The rebuttal claims that the Wells Report ignored “scientific explanations for the loss of psi.” And then it goes on to take us for buffoons.
The text message in which equipment manager Jim McNally refers to himself as “The Deflator” is explained as a joke in reference to his attempts to lose weight. Look out, Dennis Leary! You’re not going to be Boston’s most famous comic much longer!
The text “I’m not going to espn…. yet” is explained as a reference to an incident in which equipment assistant John Jastremski was reprimanded for giving McNally a free pair of shoes.
Right.
“These inferences ignore the testimony given by both the author and the recipient of various ill-stated attempts at humor contained in texts,” the rebuttal states. “No witness gave the texts the meaning that the report attributes to them. No independent evidence confirmed how the report interprets the texts. The report simply speculates that all the selected texts had to do with improper football deflation after the referee’s inspection, although not a single text mentions any such thing.”
Please. Someone… anyone. Make it all stop.
Seahawks Irvin says he will join Falcons in 2016
Disgruntled players are nothing new. But what Bruce Irvin did Wednesday night may have taken things in a direction we’ve never seen before.
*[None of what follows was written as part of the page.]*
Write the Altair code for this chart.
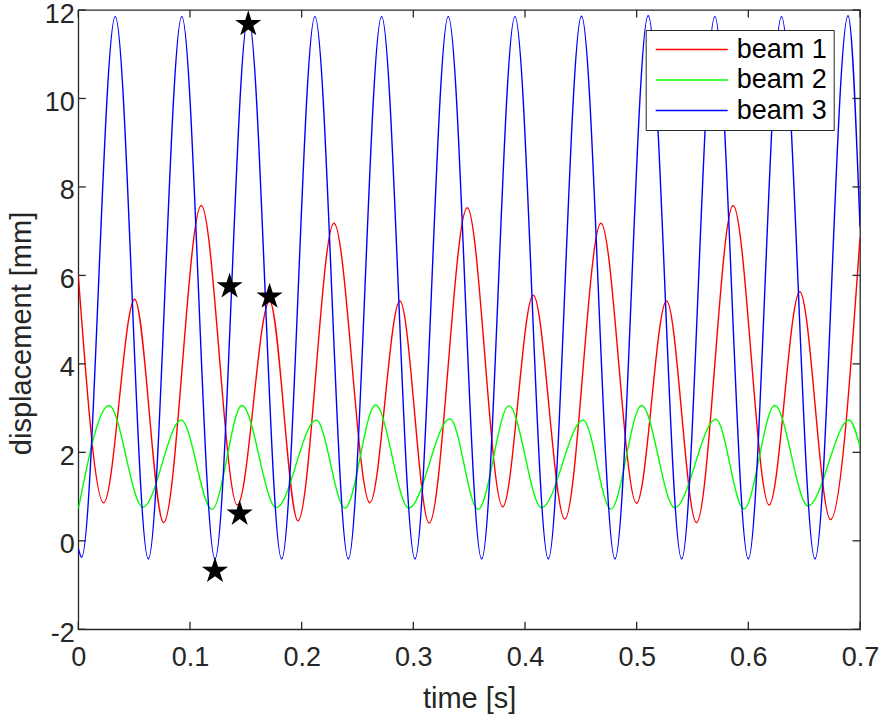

The Seahawks defensive end, deeply annoyed that Seattle declined his fifth-year option, told Black Sports Online “I’m going to be in Atlanta next season. I’m ready.”
Of course, Irvin still has the matter of playing another season for the Seahawks to get through.
Irvin is an Atlanta native, and former Seahawks defensive coordinator Dan Quinn is about to start his first season as the Falcons head coach. However, The Falcons can’t say anything about the matter without drawing tampering charges from the league.